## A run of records
╭──

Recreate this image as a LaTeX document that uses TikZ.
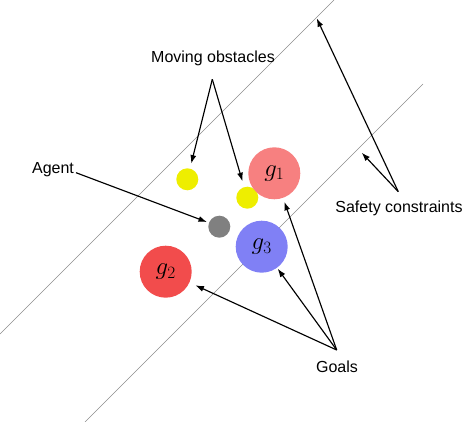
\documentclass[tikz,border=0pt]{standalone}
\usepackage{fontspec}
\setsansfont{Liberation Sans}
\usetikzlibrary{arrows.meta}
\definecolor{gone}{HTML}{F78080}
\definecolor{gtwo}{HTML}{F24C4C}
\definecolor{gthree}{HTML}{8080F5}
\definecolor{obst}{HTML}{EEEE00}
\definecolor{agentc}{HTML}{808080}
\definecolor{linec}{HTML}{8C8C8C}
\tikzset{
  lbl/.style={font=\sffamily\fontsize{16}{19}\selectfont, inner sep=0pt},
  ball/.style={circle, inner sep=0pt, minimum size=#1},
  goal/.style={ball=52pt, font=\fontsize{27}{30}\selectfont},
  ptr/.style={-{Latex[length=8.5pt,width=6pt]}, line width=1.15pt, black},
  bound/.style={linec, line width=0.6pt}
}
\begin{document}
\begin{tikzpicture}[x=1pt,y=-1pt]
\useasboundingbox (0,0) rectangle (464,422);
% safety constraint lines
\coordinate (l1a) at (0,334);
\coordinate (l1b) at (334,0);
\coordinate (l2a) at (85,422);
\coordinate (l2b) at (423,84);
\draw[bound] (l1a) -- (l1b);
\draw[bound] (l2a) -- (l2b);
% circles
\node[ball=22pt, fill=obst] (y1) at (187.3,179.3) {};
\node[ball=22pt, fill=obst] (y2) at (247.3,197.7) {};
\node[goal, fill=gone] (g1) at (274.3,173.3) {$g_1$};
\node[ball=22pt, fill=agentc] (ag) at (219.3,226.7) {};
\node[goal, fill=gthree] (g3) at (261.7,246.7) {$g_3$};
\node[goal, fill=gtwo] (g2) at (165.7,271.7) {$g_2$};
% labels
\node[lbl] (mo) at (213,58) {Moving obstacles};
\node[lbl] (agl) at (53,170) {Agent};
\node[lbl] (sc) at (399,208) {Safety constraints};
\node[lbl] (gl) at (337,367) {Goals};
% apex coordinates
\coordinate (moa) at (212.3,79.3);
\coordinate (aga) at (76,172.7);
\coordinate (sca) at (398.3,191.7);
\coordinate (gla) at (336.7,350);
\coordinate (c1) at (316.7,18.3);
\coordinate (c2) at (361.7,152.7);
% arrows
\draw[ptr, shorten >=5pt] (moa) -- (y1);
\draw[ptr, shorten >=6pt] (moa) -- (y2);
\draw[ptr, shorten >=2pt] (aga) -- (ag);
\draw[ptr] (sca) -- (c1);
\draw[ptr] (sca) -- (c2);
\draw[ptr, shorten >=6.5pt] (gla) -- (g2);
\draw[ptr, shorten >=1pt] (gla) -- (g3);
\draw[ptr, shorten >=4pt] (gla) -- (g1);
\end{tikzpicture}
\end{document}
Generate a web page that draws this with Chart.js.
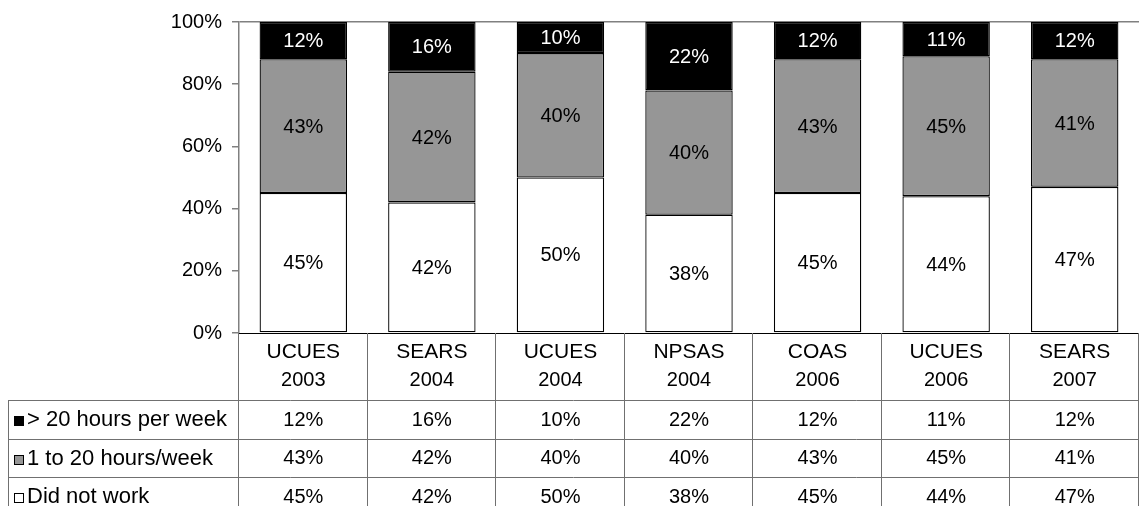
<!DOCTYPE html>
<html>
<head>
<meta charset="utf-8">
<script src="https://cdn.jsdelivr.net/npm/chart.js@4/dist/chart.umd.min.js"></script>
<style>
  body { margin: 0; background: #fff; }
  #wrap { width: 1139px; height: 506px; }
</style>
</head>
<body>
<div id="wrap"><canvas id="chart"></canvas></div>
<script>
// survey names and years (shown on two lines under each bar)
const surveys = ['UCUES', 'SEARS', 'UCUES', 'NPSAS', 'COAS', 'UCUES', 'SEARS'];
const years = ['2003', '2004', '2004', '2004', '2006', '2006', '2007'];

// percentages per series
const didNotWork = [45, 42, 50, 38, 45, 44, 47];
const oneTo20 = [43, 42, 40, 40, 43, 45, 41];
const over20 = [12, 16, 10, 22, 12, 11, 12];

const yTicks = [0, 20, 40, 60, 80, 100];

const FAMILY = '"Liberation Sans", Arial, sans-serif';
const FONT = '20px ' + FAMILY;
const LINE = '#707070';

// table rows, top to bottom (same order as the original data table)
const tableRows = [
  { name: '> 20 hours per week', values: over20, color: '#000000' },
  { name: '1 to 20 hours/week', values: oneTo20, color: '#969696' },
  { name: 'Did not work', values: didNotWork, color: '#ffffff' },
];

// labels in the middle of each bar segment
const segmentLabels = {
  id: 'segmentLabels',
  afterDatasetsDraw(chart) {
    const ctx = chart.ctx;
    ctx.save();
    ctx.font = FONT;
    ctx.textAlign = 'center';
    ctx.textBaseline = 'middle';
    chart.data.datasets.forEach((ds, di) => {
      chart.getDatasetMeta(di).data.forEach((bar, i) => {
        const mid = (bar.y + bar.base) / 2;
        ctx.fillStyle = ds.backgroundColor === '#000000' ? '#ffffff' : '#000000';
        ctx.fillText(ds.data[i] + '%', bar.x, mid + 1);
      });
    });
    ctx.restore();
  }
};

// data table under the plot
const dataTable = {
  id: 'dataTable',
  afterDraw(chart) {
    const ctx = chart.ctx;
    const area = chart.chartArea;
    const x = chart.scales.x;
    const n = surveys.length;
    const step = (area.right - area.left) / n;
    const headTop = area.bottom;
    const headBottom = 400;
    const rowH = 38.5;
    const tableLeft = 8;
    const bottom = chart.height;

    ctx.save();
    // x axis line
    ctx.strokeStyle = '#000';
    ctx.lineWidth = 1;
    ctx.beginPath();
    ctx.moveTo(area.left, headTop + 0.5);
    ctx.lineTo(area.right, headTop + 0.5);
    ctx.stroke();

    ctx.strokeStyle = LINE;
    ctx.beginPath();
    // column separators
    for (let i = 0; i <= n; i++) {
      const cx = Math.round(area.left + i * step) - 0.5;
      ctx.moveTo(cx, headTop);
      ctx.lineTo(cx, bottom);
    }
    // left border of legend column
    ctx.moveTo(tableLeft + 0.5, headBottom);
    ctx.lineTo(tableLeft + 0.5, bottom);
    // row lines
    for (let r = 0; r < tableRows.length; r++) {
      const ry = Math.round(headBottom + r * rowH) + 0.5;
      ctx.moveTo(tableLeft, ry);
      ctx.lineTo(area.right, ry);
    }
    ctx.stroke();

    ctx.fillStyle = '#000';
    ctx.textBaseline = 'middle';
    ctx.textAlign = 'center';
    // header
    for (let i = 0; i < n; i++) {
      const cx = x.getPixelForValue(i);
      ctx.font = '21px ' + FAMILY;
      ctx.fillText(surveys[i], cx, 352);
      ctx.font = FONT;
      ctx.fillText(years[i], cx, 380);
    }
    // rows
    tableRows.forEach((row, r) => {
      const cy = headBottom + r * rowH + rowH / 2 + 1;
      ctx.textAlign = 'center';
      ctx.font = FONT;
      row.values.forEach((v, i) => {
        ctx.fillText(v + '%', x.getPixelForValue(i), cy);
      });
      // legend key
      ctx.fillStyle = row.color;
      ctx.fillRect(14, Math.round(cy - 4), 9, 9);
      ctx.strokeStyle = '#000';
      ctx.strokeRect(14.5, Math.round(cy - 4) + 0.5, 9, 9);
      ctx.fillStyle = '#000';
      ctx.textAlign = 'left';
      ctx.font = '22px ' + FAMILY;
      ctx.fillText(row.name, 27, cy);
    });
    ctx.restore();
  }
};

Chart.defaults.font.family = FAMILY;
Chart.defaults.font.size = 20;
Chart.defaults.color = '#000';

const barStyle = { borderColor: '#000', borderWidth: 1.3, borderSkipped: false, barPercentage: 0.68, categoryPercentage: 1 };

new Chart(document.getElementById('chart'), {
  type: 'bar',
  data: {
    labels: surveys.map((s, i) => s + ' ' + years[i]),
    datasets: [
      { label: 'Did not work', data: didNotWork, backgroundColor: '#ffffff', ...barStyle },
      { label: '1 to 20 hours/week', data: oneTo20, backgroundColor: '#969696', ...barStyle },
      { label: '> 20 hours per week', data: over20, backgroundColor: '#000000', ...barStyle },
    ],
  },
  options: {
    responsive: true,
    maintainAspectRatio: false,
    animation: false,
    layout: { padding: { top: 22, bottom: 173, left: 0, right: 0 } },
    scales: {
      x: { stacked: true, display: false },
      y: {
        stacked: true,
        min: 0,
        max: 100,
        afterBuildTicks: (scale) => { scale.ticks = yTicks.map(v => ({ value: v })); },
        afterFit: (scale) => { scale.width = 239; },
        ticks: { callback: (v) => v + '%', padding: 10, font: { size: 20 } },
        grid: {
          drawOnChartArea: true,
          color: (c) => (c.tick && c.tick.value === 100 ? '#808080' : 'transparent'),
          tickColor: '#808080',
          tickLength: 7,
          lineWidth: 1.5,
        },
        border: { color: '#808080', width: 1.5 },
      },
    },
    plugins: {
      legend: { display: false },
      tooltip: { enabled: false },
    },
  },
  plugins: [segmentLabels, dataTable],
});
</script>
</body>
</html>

╰──

## AIM
In the records above, find the line with "Generate a web" and the line with "const yTicks = [0, 20, 40, 60, 80, 100];", then restate word for word only those two lines and all lines between, omitting pictures.

## WRITTEN REPLY
Generate a web page that draws this with Chart.js.
<!DOCTYPE html>
<html>
<head>
<meta charset="utf-8">
<script src="https://cdn.jsdelivr.net/npm/chart.js@4/dist/chart.umd.min.js"></script>
<style>
  body { margin: 0; background: #fff; }
  #wrap { width: 1139px; height: 506px; }
</style>
</head>
<body>
<div id="wrap"><canvas id="chart"></canvas></div>
<script>
// survey names and years (shown on two lines under each bar)
const surveys = ['UCUES', 'SEARS', 'UCUES', 'NPSAS', 'COAS', 'UCUES', 'SEARS'];
const years = ['2003', '2004', '2004', '2004', '2006', '2006', '2007'];

// percentages per series
const didNotWork = [45, 42, 50, 38, 45, 44, 47];
const oneTo20 = [43, 42, 40, 40, 43, 45, 41];
const over20 = [12, 16, 10, 22, 12, 11, 12];

const yTicks = [0, 20, 40, 60, 80, 100];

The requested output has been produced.